# Thread: Inaccurate Area Under a Curve Calculations... What's wrong?!

1. ## Inaccurate Area Under a Curve Calculations... What's wrong?!

This question has been driving me nuts, and multiple colleagues have not been able to help. I expect its something simple, but the solution has not yet presented itself. I came across this issue trying to write a spreadsheet that will help quickly identify limits to a physical issue… so far, no luck.

Key issue is: Calculating the area under a curve with an integral is inaccurate.

If you look at the graph below, using the equation y = 50 cos2 (x) you can infer that the area under the curve would roughly be (and even exceed) a rectangle of 25x45 plus a triangle of 25h x 45b… therefore the approx Area = 25x45 + (1/2)(25x45) = 1687.5

If you use the integral of the equation: ½ (50)(x + sin(x)cos(x))

With the limit of 45 and 0, you get
Area = ½ (50)(45 + sin(45)cos(45))
= (25)(45 + (0.7071)(0.7071))
= (25)(45.5)
= 1137.5

To find exact area… Using a polynomial curve fit to the equation, and then integrating that between 0 and 45, I find an area of 1840.95

What is going on?... why is the method using an integral finding 1137.5 when the actual area under the curve is closer to 1840.95 ???

just to clarify, the base equation is y = 50 x [cosine squared of x] ... NOT the [cosine of 2x]
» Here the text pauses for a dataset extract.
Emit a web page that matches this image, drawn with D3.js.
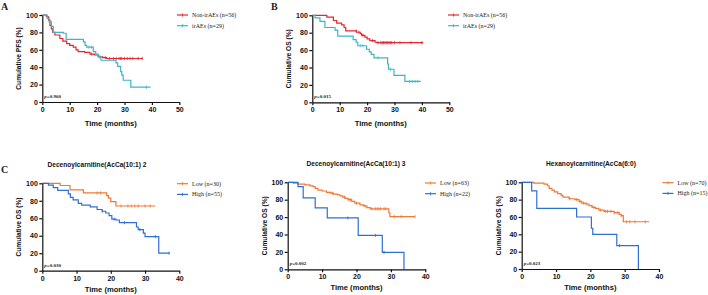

2. $\displaystyle A = \frac{180}{\pi} \int_0^{\frac{\pi}{4}} 50\cos^2{x} \, dx \approx 1841$

3. Ahhhh, convert after integrating... Thanks Skeeter, big help

4. The derivative formulas, (sin x)'= cos(x) and (cos x)'= -sin x, and the integral formulas that are derived from them, are based on the limit formula $\lim_{x\to 0}\frac{sin x}{x}= 1$ and $\lim_{x\to 0}\frac{1- cos x}{x}= 0$ are based on x being in radians.